This touching poem portrays a world reduced to the dimensions of a child’s imagination.
The speaker is one of a group of youngsters, brothers and sisters perhaps, exploring their neighbourhood. Their play brings them to the railway line. Mounting the slopes of the cutting brings them to the same height as the overhead cables (eye-level with the white cups/ Of the telegraph poles)and within hearing-range of the sizzling wires.
The child is mesmerised by the cables: their written-script-like curvature Like lovely freehand; their extent as they stretch out miles/ east and miles west beyond us; the tests to which Nature subjects them: sagging/ Under the burden of swallows.

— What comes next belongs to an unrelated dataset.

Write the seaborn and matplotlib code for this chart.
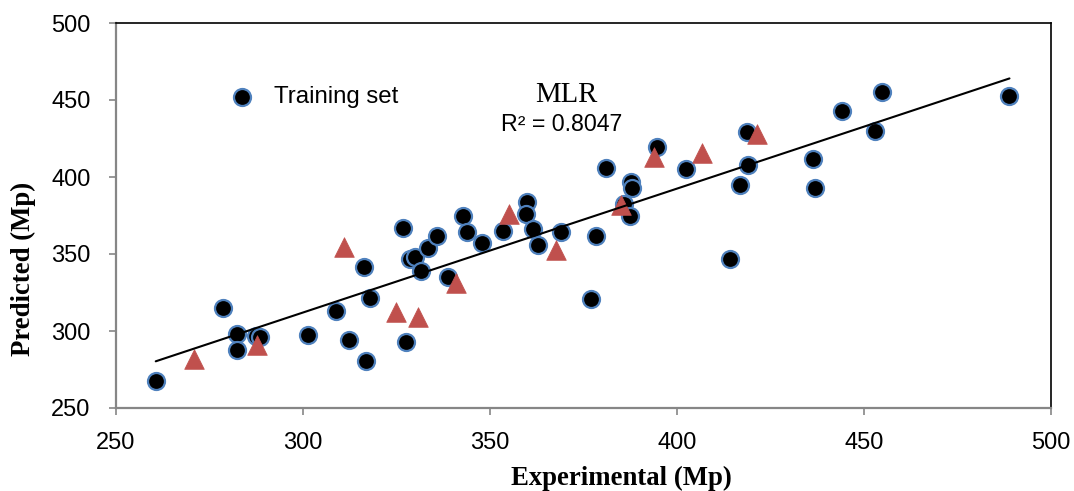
import matplotlib
matplotlib.use("Agg")
import matplotlib.pyplot as plt
import seaborn as sns
import numpy as np
import pandas as pd

# Training set (Experimental, Predicted)
train_exp = [260.7, 278.7, 282.3, 282.5, 287.4, 288.5, 301.5, 308.8, 312.4, 316.8,
             316.3, 317.9, 326.8, 327.5, 328.6, 330.0, 331.5, 333.5, 335.8, 338.8,
             342.8, 343.9, 347.9, 353.5, 359.9, 359.8, 361.5, 362.9, 368.9, 378.5,
             377.0, 381.0, 385.9, 387.8, 387.9, 387.6, 394.8, 402.5, 414.1, 416.9,
             419.0, 418.7, 436.5, 436.8, 444.1, 452.9, 454.8, 488.9]
train_pred = [267.6, 315.1, 298.0, 287.8, 296.9, 296.2, 297.5, 312.7, 294.3, 280.6,
              341.8, 321.6, 367.2, 292.8, 346.8, 348.1, 339.0, 354.2, 362.0, 334.8,
              375.0, 364.1, 357.2, 364.8, 383.9, 375.7, 366.3, 356.1, 364.4, 362.0,
              321.0, 405.7, 382.7, 396.7, 393.0, 374.5, 419.5, 405.2, 346.8, 394.5,
              407.7, 429.5, 411.9, 392.6, 442.9, 429.9, 454.9, 452.7]

# Test set (Experimental, Predicted)
test_exp = [270.9, 287.8, 311.1, 324.8, 330.8, 340.9, 355.0, 367.8, 385.0, 394.0, 406.8, 421.5]
test_pred = [281.7, 291.0, 354.6, 312.3, 309.0, 331.2, 375.7, 352.4, 381.5, 413.2, 415.4, 427.7]

x_ticks = [250, 300, 350, 400, 450, 500]
y_ticks = [250, 300, 350, 400, 450, 500]

train = pd.DataFrame({"Experimental": train_exp, "Predicted": train_pred})
test = pd.DataFrame({"Experimental": test_exp, "Predicted": test_pred})

sns.set_theme(style="white")
plt.rcParams['font.family'] = ['Liberation Sans', 'DejaVu Sans']
plt.rcParams['text.color'] = 'black'
plt.rcParams['axes.labelcolor'] = 'black'
plt.rcParams['xtick.color'] = 'black'
plt.rcParams['ytick.color'] = 'black'

fig = plt.figure(figsize=(10.74, 4.91), dpi=100)
ax = fig.add_axes([115.7 / 1074, (491 - 408) / 491, (1051 - 115.7) / 1074, (408 - 23) / 491])

sns.scatterplot(data=train, x="Experimental", y="Predicted", ax=ax, marker="o",
                s=150, color="black", edgecolor="#4F81BD", linewidth=1.6, zorder=2,
                label="Training set")
sns.scatterplot(data=test, x="Experimental", y="Predicted", ax=ax, marker="^",
                s=200, color="#C0504D", edgecolor="#C0504D", linewidth=0.5, zorder=3)
sns.regplot(data=train, x="Experimental", y="Predicted", ax=ax, scatter=False,
            ci=None, truncate=True, line_kws={"color": "black", "lw": 1.5, "zorder": 4})

ax.set_xlim(250, 500)
ax.set_ylim(250, 500)
ax.set_xticks(x_ticks)
ax.set_yticks(y_ticks)
ax.tick_params(axis="both", which="major", labelsize=17, direction="out",
               length=5, width=1.2, color="#868686", left=True, bottom=True,
               labelcolor="black")
ax.tick_params(axis="y", pad=13)
ax.tick_params(axis="x", pad=12)
for side in ["left", "bottom"]:
    ax.spines[side].set_color("#868686")
    ax.spines[side].set_linewidth(1.6)
for side in ["top", "right"]:
    ax.spines[side].set_color("black")
    ax.spines[side].set_linewidth(1.2)

serif = ["Liberation Serif", "DejaVu Serif"]
ax.set_xlabel("Experimental (Mp)", fontsize=19.3, fontweight="bold", family=serif)
ax.set_ylabel("Predicted (Mp)", fontsize=19.3, fontweight="bold", family=serif)
# label centres in pixels: x-label (621, 478), y-label (23, 269)
ax.xaxis.set_label_coords((621 - 115.7) / 935.3, (408 - 478) / 385)
ax.yaxis.set_label_coords((23 - 115.7) / 935.3, (408 - 269) / 385)
ax.xaxis.label.set_va("center")
ax.yaxis.label.set_va("center")

ax.text(370.5, 453.1, "MLR", fontsize=20.7, family=serif, ha="center", va="center")
ax.text(369.3, 434.2, "R² = 0.8047", fontsize=16.7, ha="center", va="center")

handles, labels = ax.get_legend_handles_labels()
ax.legend(handles=handles[:1], labels=["Training set"], loc="center left",
          bbox_to_anchor=(0.122, 0.808), frameon=False, fontsize=17.3,
          handlelength=1.0, handletextpad=0.85, borderpad=0, borderaxespad=0)

fig.savefig("out.png", dpi=100)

The children’s understanding of telecommunications provides an attractive alternative to the truth: at that point they were below school age (We were small and thought we knew nothing/ Worth knowing) but blessed with a fertile imagination: We thought words travelled the wires/ In the shiny pouches of raindrops.
Close observation of these natural raindrop phenomena Each one seeded full with the light/ Of the sky brought mirror images both the gleam of the lines and, in miniature ourselves … infinitesimally scaled.

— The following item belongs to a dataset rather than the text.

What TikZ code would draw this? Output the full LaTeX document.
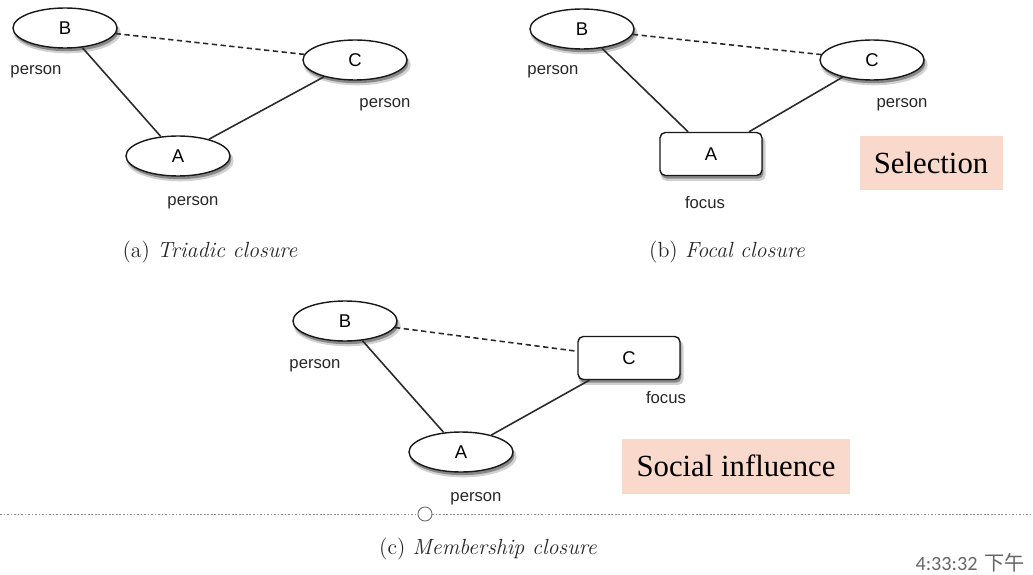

If they proved to be good children, so a story heard at Sunday school promised, this miraculous reduction in size would enable them to stream through the eye of a needle and enter the Kingdom of Heaven.

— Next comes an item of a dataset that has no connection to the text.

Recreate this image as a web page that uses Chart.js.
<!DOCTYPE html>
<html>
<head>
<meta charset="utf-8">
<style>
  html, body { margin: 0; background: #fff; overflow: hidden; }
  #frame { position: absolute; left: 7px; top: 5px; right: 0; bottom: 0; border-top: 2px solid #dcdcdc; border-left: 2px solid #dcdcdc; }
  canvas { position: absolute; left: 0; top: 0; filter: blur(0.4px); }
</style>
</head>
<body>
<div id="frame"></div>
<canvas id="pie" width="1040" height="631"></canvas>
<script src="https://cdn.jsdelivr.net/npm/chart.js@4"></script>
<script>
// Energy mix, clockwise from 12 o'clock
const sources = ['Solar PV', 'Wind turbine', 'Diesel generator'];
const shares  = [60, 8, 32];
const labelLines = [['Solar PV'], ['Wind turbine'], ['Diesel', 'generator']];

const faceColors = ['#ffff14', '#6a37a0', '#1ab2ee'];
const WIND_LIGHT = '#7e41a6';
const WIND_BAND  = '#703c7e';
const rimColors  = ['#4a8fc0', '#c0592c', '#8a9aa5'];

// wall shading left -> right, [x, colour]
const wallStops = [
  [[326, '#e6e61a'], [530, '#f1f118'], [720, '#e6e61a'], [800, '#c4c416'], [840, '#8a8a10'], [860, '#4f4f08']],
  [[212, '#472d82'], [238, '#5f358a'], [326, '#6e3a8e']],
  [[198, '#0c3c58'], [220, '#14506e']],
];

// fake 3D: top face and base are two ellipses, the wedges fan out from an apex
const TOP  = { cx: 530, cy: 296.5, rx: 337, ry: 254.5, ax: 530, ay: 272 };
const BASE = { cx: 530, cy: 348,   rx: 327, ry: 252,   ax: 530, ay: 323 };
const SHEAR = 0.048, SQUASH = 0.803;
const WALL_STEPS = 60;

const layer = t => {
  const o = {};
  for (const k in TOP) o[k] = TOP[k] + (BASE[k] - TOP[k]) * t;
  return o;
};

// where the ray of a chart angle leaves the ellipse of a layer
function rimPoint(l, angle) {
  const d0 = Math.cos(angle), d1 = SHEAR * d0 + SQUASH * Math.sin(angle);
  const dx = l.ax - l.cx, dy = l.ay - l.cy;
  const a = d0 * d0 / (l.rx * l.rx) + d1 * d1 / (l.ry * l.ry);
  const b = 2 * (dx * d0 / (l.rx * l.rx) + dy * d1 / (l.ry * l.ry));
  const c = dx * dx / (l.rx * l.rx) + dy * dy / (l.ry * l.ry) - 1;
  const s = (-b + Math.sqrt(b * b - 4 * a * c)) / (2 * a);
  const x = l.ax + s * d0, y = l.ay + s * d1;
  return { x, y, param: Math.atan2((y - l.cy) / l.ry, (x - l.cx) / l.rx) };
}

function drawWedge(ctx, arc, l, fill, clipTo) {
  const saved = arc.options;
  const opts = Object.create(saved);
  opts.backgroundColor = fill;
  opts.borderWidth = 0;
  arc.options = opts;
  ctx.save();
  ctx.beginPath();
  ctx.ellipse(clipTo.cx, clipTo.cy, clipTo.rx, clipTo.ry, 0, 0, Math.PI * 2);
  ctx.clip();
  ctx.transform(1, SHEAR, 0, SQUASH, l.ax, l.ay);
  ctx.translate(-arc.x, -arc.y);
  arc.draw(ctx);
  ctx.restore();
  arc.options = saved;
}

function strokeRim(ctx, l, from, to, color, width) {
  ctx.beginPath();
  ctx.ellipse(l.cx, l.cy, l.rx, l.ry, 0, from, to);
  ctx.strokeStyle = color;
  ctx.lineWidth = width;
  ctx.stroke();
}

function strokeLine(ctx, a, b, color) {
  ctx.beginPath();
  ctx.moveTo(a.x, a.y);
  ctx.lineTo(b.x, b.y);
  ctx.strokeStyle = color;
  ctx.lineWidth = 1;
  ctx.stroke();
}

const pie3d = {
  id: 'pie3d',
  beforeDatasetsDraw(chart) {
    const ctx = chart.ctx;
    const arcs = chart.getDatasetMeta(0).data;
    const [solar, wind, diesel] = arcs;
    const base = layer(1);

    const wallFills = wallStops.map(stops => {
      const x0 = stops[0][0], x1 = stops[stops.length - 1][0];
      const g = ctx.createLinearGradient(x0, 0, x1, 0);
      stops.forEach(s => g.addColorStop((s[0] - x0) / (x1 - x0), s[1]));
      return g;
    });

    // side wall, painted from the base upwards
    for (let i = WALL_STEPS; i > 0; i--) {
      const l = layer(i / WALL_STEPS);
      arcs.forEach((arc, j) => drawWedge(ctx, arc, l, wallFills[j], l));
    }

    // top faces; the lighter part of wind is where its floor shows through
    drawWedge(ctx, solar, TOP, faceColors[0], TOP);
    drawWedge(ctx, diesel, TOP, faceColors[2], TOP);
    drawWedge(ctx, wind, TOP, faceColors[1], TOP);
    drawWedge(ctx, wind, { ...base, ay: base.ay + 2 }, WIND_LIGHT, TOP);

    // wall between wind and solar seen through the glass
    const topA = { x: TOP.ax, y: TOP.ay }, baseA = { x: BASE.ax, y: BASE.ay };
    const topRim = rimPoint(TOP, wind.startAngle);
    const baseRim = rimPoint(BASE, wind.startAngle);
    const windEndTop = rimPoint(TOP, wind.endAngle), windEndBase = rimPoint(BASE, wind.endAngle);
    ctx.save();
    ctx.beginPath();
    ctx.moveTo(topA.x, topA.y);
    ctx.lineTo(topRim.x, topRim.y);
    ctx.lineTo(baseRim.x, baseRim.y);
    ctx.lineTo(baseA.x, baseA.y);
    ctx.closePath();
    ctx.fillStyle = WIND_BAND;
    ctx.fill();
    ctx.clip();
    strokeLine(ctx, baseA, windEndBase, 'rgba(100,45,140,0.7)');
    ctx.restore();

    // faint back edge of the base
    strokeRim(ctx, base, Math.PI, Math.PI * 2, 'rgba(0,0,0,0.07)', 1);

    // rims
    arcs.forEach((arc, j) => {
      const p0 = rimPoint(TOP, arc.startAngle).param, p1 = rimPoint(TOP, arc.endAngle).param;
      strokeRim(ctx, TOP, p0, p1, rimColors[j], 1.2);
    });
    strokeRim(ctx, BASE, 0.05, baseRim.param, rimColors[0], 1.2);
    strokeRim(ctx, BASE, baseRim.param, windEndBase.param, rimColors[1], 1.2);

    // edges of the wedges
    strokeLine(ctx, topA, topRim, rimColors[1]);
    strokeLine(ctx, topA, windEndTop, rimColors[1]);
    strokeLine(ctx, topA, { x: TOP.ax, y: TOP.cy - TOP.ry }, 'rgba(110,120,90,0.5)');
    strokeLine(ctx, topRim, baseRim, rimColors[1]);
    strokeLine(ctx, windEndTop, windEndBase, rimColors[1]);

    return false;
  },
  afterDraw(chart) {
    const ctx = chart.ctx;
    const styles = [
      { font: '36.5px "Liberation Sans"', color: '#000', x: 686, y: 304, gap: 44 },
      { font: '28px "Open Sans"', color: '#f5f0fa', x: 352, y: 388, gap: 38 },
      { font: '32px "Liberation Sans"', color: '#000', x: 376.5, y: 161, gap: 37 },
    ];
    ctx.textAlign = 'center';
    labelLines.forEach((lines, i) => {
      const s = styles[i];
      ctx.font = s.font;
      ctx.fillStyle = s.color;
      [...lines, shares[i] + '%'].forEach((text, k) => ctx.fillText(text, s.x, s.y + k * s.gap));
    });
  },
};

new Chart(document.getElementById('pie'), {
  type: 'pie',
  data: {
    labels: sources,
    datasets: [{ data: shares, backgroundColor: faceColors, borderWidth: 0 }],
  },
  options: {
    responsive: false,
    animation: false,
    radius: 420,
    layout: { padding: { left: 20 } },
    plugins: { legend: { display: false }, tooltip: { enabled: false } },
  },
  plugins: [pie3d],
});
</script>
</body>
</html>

- the cups that the children see are of porcelain, used to act as an insulator between the copper wires and the wood of the poles;
- the route taken by the railway provided the ideal location for telecommunications; poles and wires were routinely part of the railway landscape;
- the closed circuits of the telegraph system were always ‘turned on’ even when not in use and the low level electric current was accompanied by a perceptible sound;
- the eye of a needle: New Testament Gospels provide Sunday school material using the story of the camel and the narrow gate through which it could gain access to Jerusalem but only when unloaded;
- Heaney identified a specific railway cutting close to his childhood home near Broagh DOD (p254);
- Heaney’s title echoes E.Nesbit’s charming study of children and childhood in her book of the same name (1906);
- The Railway Children recreates beautifully a child’s-eye view of the world, through the repeated use of 1st person plural pronouns … the choice of child-like images and diction (MP pp190-1);
- the railway cutting is a place where the Heaneys’ deductions about the material world become coloured by their experience of sacred metaphor -words, water, seeds, light – and culminates with their belief that given God’s grace they would enter Heaven (MP p191);
- four triplets and a single line; length between 7 and 10 syllables; no rhyme scheme;
- a four sentence construct with copious use of enjambed lines;
- the children’s presence enters make-believe; use of onomatopoeia lends sound to moving electricity;
- simile likens wires to writing;
- ‘burden’ offers a neat dual possibility: clearly to do with ‘weight’ but also possessing a birdsong connotation;
- vocabulary of childlike assumption; electronic messages physically contained in raindrops; raindrops are ‘seeded’ for reproduction; smallness may allow the children, Alice in Wonderland like, to achieve a spiritual goal identified elsewhere in their upbringing;
- the music of the poem: thirteen assonant strands are woven into the text; Heaney places them grouped within specific areas to create internal rhymes , or reprises them at intervals or threads them through the text:
- alliterative effects allow pulses or beats or soothings or hissings or frictions of consonant sound to modify the assonant melodies: T1 features voiceless alveolar plosive [t], pairs of bilabial plosive [p] and alveolar [l]; in T2 intitial bilabial fricatives [f] [v] give way to alveolar fricative [s]; T3 features front-of-mouth sounds: nasals [m] [n], bilabial [w] and a pair of alveolar [d]; ll. 10-13 offers a cluster of alveolar [l] a pair of bilabial [f] [v] and alveolar [k].